● **Task directions**: Scan the lines below for the string "React" and copy every one that has it.

● **Source code of charts**:
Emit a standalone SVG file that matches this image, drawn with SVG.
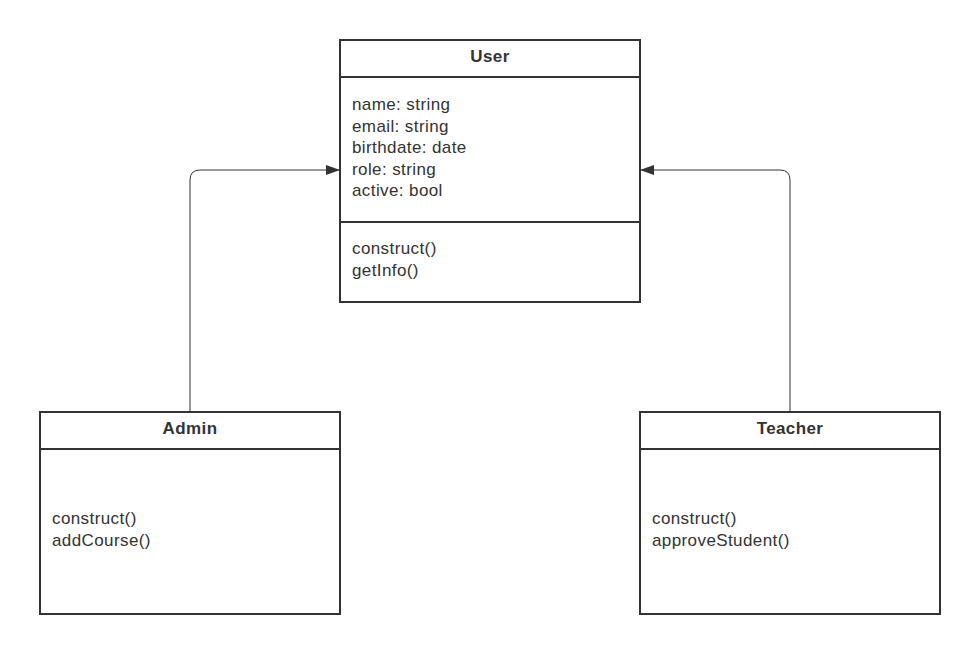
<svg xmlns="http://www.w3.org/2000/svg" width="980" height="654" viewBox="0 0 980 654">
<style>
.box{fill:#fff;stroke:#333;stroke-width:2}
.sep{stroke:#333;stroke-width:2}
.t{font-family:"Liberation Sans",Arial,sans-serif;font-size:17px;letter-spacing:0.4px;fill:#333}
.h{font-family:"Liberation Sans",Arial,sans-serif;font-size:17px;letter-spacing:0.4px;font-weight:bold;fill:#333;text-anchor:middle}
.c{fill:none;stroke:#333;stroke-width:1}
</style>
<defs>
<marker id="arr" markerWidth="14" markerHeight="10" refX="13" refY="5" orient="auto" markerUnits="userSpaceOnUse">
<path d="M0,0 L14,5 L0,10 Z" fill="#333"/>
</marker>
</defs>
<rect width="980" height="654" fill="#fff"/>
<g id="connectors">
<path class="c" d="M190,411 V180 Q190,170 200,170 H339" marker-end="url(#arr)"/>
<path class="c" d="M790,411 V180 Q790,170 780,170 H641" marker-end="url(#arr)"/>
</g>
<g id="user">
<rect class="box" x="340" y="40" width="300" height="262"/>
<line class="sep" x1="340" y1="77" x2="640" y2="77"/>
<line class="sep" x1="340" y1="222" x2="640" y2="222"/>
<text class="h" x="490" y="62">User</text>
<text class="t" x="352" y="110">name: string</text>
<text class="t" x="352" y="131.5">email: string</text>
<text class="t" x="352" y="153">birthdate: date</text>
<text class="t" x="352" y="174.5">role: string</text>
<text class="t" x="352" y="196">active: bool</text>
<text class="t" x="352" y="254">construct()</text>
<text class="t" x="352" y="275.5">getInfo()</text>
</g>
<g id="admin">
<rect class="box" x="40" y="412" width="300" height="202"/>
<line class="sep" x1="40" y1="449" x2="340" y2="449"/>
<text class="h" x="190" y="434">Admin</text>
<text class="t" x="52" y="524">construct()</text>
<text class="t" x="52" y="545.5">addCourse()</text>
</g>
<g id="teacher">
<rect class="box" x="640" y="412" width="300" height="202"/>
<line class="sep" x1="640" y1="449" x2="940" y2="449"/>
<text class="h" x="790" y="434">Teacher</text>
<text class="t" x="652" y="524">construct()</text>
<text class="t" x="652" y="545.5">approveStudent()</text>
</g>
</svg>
---
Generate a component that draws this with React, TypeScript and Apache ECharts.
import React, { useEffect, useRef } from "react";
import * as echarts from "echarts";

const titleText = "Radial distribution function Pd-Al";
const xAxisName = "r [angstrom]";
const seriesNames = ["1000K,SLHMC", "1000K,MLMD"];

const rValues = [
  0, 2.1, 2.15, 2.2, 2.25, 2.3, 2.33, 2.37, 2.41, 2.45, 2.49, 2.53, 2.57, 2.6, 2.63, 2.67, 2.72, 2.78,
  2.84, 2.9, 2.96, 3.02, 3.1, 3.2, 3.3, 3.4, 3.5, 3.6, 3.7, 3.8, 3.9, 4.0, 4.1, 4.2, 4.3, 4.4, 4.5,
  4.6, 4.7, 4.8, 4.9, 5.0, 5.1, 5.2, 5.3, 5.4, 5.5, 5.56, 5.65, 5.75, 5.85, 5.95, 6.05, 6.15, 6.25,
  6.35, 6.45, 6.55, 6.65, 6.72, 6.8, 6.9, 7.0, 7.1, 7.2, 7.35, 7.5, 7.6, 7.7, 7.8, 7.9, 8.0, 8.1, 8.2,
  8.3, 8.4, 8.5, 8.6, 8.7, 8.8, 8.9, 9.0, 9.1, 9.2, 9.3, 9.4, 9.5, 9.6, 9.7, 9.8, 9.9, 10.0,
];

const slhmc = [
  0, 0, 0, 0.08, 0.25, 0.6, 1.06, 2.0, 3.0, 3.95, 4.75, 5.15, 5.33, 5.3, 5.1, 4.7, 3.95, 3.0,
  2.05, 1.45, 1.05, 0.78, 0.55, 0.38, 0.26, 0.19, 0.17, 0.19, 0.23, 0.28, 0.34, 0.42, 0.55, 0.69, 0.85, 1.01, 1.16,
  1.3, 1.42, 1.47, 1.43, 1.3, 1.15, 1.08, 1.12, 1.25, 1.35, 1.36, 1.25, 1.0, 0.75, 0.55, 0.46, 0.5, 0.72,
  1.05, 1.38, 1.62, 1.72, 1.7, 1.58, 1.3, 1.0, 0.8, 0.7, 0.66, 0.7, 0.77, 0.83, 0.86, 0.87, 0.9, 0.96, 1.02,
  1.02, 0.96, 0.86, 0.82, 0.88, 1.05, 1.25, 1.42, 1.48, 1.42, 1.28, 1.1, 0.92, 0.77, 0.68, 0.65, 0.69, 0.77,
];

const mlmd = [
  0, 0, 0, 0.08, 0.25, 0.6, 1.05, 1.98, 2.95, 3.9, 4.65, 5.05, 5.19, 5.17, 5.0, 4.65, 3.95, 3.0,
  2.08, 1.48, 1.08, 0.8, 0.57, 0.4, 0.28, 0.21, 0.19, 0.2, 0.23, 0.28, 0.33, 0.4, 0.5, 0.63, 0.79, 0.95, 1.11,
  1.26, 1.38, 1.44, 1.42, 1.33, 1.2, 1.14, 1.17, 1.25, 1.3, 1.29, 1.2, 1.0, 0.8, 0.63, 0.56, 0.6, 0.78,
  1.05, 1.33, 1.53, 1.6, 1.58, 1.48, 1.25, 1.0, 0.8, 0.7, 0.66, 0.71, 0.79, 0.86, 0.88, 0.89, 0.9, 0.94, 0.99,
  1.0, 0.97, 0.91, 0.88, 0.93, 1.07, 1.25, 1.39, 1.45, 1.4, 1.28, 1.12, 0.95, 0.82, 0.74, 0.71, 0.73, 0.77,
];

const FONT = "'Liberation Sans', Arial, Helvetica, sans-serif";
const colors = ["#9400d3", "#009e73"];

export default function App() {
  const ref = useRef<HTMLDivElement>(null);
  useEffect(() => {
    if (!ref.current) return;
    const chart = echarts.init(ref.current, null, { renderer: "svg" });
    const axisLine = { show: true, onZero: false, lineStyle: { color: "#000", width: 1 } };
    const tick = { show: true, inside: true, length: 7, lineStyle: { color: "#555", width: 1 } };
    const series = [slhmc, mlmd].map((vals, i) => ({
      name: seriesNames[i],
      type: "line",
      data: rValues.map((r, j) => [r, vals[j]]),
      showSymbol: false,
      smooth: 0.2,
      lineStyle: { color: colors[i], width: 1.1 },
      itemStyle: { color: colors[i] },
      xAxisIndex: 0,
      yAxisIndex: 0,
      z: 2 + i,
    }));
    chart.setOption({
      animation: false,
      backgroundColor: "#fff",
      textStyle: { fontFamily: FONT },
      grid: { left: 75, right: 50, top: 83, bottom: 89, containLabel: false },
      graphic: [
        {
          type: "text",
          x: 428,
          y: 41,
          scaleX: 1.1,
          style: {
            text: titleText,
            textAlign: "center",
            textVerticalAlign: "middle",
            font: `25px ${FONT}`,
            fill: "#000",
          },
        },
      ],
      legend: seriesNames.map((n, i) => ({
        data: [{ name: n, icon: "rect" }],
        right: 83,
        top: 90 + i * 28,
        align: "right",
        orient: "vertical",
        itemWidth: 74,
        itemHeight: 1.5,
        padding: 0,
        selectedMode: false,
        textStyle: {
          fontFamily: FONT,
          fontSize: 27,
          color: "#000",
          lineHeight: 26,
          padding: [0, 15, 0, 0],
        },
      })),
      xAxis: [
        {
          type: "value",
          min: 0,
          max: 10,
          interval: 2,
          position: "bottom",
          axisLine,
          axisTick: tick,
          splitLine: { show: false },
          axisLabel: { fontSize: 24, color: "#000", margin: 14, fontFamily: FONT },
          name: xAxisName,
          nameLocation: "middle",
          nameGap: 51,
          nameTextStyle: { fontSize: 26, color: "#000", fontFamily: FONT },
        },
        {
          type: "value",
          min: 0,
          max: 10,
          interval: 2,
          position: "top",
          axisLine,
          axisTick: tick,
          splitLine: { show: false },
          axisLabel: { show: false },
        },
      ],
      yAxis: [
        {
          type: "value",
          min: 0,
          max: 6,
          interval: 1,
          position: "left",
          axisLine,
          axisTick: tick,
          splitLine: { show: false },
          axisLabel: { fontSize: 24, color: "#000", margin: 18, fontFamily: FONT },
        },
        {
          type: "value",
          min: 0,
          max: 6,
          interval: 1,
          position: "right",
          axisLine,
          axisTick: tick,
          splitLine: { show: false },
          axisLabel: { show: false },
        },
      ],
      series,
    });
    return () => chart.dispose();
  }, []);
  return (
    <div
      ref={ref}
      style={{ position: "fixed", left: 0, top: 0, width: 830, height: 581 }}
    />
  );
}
--
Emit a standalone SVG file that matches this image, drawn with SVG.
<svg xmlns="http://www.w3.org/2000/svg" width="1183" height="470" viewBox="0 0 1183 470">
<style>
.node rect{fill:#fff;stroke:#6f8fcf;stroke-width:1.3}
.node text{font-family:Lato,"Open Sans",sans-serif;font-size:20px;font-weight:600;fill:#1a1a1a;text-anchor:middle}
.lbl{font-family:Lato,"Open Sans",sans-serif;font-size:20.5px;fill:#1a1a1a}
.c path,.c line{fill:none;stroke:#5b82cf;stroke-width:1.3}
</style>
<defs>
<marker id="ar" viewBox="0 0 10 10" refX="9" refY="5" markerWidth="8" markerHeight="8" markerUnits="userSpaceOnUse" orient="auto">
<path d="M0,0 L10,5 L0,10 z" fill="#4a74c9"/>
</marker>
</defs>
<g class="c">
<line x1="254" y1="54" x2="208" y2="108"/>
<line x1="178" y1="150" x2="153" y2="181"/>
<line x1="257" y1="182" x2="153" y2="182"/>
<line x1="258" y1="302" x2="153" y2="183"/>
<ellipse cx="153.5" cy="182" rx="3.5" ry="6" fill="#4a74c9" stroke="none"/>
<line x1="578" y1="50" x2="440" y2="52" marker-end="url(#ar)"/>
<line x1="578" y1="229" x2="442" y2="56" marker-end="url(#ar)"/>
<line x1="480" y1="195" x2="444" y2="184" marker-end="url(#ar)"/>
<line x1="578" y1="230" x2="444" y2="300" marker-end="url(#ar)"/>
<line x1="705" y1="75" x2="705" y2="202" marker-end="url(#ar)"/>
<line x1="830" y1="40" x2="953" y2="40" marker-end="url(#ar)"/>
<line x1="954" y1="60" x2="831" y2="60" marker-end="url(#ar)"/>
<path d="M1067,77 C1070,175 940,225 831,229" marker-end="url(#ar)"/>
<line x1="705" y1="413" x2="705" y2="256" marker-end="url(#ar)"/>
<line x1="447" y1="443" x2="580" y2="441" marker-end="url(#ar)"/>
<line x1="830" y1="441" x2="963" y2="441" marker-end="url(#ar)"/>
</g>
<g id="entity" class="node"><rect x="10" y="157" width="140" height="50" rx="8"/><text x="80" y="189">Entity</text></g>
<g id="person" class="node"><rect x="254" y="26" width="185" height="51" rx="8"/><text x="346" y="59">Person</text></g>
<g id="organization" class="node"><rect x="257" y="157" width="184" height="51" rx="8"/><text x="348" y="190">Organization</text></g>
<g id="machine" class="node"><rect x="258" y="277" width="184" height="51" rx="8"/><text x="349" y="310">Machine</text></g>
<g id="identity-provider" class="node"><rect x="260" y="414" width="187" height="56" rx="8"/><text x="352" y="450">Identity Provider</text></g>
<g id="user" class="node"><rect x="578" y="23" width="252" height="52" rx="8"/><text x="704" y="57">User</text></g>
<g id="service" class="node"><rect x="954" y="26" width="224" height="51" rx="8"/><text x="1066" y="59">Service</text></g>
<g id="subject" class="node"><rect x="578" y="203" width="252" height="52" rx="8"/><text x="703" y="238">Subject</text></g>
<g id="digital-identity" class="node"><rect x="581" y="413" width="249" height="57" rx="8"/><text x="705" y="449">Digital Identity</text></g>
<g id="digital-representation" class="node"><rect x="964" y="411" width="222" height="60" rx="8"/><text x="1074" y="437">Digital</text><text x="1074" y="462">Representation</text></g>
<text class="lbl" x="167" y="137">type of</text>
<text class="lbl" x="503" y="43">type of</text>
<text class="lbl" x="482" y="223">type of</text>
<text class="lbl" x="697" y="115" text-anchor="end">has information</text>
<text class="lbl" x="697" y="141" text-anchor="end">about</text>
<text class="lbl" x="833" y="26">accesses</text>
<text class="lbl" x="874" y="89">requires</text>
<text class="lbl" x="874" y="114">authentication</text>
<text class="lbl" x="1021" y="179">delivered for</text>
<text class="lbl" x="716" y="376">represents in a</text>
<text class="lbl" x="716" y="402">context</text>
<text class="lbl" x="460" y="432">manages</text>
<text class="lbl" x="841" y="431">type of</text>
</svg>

● **Answer in full**:
Generate a component that draws this with React, TypeScript and Apache ECharts.
import React, { useEffect, useRef } from "react";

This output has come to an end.